• _PROBLEM DESCRIPTION_
Tally the lines that contain "this" and report the total alone.

[Collection entries]
::::::::
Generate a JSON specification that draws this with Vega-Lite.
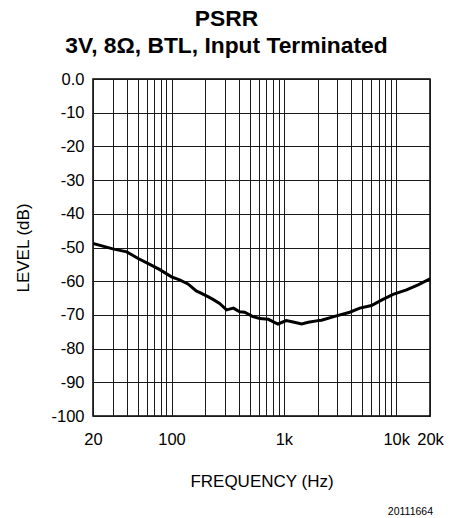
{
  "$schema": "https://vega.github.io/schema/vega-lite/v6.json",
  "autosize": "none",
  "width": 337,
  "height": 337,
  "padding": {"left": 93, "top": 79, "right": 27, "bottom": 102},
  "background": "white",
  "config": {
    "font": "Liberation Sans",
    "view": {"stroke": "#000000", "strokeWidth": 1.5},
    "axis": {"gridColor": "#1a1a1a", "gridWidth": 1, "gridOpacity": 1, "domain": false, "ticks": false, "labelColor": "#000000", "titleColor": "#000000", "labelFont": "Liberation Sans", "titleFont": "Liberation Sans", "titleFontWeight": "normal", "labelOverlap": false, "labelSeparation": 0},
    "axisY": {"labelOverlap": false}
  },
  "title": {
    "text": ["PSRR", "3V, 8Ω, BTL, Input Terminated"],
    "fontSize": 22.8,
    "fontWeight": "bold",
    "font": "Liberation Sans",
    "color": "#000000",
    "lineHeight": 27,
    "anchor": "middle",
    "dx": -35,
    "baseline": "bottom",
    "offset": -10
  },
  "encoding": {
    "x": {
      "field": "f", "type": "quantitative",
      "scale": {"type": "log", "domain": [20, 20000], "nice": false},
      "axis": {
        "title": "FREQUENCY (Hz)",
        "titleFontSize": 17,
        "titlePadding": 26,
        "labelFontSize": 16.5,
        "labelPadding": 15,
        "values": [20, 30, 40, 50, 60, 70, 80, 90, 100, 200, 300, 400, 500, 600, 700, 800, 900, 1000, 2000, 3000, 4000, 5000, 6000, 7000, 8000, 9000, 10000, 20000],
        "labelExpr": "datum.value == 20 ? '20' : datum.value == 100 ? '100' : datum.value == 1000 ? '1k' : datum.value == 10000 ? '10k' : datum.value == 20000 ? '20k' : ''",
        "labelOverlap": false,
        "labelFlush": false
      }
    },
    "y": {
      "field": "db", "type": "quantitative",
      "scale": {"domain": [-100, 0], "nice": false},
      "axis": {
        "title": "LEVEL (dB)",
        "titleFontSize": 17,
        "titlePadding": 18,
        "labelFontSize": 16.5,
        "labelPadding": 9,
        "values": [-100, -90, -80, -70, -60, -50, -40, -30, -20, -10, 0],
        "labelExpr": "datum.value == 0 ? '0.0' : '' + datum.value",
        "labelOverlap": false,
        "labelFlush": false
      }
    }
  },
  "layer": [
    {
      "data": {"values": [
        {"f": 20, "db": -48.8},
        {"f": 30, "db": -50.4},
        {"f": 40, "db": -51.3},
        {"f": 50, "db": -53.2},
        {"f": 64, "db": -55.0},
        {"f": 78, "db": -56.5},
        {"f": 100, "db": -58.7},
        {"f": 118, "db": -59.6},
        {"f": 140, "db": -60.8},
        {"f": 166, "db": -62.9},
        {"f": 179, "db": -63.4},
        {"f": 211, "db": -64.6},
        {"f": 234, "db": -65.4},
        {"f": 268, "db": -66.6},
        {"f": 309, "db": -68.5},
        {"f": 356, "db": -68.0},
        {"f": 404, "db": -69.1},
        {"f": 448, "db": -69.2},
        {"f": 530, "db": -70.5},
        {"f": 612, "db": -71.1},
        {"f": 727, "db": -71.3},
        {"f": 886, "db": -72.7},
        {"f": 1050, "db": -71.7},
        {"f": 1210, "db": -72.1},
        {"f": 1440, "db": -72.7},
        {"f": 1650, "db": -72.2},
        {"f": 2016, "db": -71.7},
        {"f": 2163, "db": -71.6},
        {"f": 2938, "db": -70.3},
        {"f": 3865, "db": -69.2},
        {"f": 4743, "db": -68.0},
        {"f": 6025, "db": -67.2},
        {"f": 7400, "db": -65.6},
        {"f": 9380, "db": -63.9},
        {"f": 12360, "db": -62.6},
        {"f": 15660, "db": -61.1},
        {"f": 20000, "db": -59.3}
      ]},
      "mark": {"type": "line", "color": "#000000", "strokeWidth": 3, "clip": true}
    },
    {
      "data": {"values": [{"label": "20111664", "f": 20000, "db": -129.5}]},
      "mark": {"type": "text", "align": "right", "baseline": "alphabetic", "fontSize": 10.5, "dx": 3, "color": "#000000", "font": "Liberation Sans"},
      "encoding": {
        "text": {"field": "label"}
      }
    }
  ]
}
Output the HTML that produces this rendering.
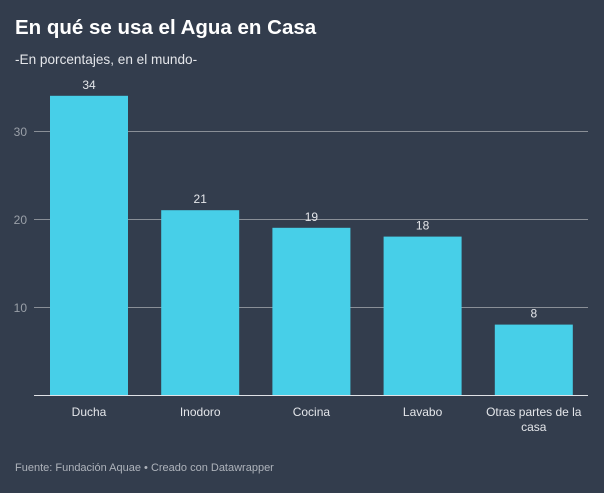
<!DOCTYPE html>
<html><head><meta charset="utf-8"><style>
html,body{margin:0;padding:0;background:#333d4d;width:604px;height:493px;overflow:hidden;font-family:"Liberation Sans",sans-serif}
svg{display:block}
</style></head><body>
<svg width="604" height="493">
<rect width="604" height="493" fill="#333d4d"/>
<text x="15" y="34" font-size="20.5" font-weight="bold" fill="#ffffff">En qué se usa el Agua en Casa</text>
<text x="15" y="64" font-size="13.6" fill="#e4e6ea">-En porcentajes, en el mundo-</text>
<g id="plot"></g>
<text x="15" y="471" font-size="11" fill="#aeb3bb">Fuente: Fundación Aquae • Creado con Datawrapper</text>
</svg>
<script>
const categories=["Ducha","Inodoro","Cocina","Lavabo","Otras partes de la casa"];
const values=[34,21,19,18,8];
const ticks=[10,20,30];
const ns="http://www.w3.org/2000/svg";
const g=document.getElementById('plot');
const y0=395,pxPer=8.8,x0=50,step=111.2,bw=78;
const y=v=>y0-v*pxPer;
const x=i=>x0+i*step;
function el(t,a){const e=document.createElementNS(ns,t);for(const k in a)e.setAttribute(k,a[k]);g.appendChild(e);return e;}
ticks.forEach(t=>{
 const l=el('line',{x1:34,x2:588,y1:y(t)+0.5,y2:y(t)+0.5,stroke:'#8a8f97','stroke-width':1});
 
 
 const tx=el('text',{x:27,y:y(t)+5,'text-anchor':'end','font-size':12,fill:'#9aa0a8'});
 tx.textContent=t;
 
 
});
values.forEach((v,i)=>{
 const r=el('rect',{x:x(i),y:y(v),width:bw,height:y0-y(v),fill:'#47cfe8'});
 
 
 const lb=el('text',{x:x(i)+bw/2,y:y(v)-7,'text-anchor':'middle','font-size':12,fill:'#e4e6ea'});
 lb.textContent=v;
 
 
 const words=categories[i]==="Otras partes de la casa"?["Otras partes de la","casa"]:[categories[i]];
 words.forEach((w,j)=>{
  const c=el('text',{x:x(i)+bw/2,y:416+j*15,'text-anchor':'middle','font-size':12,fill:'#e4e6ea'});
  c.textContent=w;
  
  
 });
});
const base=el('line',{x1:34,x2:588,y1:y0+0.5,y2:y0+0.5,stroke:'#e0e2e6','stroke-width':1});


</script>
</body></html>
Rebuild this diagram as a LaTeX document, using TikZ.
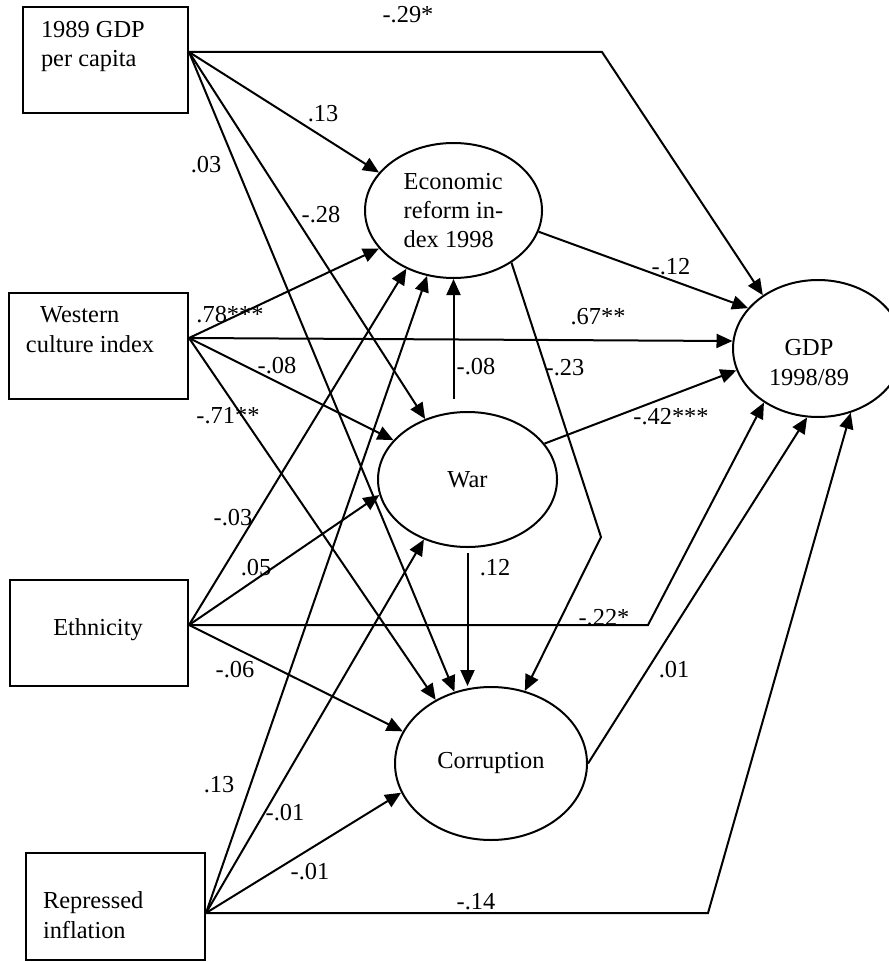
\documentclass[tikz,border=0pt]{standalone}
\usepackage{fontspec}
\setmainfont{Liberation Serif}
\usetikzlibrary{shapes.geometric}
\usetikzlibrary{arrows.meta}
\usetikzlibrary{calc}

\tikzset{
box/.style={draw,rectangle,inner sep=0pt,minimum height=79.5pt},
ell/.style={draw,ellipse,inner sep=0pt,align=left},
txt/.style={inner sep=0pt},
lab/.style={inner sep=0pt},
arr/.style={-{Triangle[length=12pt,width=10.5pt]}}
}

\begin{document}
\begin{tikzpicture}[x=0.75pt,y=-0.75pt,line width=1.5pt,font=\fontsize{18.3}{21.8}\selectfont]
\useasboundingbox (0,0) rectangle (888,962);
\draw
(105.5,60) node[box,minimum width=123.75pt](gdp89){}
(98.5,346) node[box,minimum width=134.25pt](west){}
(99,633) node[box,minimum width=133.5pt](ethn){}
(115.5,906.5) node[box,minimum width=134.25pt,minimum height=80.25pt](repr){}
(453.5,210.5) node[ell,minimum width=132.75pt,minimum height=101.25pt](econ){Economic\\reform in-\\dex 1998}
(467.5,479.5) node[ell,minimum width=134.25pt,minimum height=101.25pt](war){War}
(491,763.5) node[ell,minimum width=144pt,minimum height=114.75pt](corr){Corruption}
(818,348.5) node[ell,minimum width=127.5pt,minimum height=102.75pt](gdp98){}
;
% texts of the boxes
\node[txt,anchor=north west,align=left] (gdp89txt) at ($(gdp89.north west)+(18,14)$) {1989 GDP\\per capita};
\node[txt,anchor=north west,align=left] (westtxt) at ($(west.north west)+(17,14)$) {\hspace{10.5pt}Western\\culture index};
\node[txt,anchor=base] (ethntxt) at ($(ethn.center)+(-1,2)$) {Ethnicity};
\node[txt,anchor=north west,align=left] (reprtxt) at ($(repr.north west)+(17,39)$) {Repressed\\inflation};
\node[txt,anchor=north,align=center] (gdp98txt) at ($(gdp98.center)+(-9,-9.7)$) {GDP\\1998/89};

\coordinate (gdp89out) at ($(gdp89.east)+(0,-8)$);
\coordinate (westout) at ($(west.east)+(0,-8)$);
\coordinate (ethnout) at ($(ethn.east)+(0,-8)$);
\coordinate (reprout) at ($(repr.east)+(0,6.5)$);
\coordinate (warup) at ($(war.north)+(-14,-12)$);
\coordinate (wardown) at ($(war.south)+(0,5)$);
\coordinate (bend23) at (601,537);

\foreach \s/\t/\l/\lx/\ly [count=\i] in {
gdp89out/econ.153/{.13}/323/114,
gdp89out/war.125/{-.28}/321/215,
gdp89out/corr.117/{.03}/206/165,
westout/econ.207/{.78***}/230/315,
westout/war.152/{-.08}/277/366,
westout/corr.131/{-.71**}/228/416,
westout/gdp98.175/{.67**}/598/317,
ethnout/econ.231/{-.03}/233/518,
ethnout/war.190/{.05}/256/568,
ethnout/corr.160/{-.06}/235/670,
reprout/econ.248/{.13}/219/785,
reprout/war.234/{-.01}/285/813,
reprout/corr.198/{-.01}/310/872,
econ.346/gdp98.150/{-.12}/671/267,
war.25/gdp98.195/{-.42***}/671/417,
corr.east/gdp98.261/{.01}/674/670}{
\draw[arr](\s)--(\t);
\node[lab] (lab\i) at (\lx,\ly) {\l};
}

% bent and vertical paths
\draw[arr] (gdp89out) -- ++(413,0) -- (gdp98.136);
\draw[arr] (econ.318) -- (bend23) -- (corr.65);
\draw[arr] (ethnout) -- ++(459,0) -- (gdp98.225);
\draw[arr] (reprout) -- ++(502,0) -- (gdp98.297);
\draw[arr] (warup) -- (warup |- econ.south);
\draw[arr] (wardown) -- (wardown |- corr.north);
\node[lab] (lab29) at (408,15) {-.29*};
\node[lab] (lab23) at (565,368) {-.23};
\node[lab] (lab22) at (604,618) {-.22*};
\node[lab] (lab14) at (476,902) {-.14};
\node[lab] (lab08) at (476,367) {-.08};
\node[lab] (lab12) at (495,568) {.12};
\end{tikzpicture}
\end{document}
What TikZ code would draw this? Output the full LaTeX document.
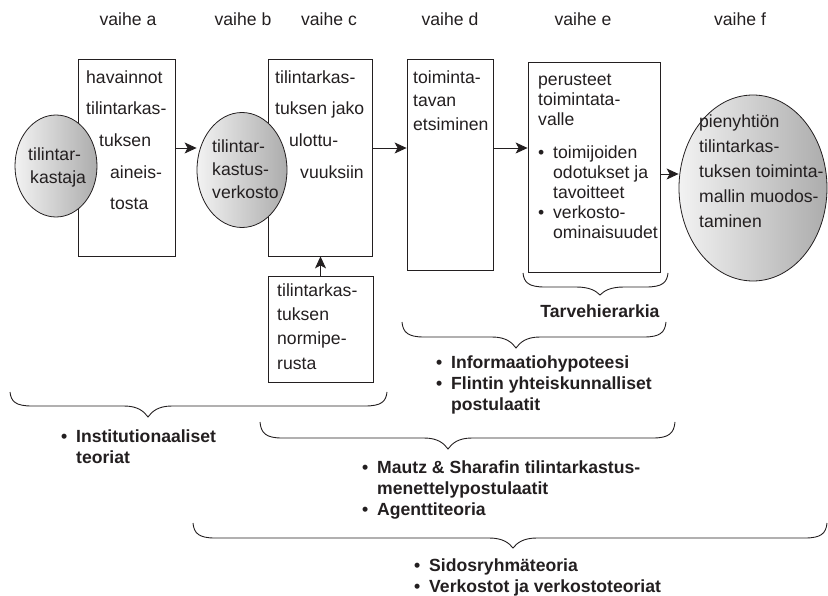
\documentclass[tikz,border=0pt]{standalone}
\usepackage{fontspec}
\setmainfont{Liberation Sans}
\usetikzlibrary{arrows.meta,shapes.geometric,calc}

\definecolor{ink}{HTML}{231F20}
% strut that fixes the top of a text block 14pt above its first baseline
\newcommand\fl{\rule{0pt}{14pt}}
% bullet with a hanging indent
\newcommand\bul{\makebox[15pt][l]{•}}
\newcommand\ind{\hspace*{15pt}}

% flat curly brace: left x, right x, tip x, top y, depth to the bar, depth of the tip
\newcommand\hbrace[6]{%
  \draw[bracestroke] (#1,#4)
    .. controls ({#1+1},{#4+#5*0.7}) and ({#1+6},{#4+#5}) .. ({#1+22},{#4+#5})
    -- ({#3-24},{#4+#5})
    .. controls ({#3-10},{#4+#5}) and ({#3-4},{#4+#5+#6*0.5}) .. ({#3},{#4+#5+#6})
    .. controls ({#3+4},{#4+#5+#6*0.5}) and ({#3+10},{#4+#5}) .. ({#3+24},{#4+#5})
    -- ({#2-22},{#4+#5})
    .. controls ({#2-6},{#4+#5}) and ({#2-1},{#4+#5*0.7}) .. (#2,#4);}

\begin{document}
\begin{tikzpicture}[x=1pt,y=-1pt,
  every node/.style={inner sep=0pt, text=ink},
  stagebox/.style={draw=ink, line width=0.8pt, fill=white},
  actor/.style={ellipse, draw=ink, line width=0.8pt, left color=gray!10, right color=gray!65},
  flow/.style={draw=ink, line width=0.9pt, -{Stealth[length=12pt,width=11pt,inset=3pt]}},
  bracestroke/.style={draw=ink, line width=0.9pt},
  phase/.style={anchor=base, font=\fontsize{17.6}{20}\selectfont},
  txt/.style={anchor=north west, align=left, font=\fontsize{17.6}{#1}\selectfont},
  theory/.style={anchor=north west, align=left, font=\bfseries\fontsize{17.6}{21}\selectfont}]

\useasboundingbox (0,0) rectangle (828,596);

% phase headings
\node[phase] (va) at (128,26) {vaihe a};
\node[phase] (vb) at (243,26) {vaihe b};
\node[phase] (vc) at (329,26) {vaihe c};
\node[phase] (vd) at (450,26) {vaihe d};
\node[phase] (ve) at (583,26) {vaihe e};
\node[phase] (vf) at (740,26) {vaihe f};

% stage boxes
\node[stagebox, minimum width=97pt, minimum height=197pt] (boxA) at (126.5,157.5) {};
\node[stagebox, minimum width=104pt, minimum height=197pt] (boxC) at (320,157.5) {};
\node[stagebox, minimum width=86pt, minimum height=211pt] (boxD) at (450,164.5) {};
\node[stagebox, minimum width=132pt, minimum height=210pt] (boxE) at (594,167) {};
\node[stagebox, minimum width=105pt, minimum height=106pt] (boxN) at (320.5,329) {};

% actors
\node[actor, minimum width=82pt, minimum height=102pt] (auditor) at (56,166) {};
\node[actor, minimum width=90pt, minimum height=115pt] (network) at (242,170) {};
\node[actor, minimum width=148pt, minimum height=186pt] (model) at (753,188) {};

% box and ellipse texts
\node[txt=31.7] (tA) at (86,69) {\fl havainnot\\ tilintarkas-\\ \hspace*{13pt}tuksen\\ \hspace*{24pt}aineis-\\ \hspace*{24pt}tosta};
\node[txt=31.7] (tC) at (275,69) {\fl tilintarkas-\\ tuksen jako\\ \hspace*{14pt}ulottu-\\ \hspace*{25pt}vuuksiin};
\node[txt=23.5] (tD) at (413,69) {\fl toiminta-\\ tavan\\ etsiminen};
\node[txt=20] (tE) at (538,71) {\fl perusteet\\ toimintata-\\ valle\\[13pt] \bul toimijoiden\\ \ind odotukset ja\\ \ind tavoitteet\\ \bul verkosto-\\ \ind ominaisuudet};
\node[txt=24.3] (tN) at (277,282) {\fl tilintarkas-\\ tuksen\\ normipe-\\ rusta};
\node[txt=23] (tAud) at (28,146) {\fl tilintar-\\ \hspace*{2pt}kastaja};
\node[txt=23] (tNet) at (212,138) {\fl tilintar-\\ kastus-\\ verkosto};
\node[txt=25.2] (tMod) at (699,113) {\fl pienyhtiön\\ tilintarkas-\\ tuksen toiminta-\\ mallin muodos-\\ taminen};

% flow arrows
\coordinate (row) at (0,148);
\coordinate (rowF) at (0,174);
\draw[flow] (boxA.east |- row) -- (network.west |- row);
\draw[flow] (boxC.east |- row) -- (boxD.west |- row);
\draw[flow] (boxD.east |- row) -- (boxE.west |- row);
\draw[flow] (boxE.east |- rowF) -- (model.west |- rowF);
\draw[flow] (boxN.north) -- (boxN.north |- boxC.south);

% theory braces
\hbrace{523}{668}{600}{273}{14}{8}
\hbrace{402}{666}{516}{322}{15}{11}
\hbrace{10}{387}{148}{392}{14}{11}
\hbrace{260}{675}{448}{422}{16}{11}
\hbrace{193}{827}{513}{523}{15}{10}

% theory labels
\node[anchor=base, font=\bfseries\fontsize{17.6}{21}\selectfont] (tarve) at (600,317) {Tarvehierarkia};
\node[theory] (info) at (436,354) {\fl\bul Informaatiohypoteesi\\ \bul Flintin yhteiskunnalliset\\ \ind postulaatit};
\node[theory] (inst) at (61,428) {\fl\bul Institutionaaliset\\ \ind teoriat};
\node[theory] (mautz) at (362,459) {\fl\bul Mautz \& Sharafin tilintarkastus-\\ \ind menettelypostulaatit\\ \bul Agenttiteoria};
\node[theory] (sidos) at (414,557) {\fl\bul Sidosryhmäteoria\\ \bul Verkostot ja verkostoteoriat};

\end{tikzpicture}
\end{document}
::::::::
• _SOLVED EXERCISE_
4